As celebrações prolongam-se demasiado, rompe-se o seu equilíbrio e unidade, atropelam-se momentos importantes, queima-se tempo necessário para o silêncio…
Uma celebração eucarística não é um cabide onde cada um dependura coisas a seu gosto, nem uma assembleia com vários pelouros de gente independente. Tem presidência responsável, regras de culto público, ministérios ao serviço da assembleia. Não tem o rigor de uma cerimónia militar, mas não dispensa a ordenação correcta de um acontecimento respeitável. A Igreja quer que ela seja festiva, mas não a qualquer custo.
Não é fácil extirpar abusos. Sei isso, por experiência. Quando me vi surpreendido, já no altar, por intervenções inesperadas e, na sacristia, chamei a atenção para isso, vi reacções de desagrado.
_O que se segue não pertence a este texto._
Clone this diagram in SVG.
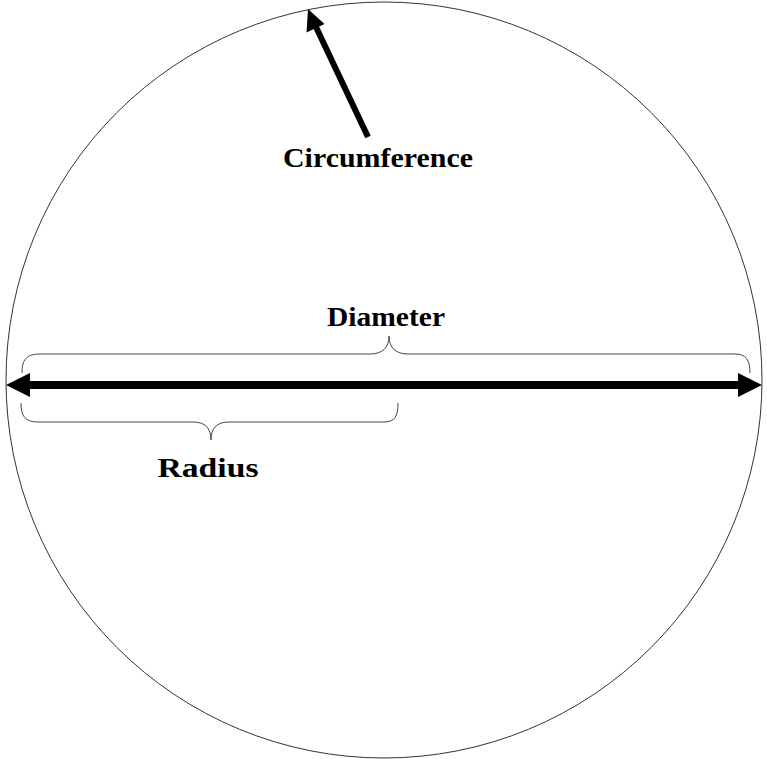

Quando, terminada a celebração quis encontrar-me com o grupo coral para dizer o que, por dever, me competia, ouvi: “O senhor manda no altar, no coro mandamos nós”. Quando pedi a um coro que escolhesse cânticos que o povo cantasse, foi-me respondido: “Na igreja só tem direito a cantar quem faz parte do coro e vem aos ensaios”. São os tais pelouros que se não foram constituindo por falta de formação e ganharam força ao verem e ouvirem o que se faz nas missas da televisão e da rádio, quando não mesmo por ali mais perto.
A celebração eucarística é sempre uma riqueza a defender, para bem do povo crente.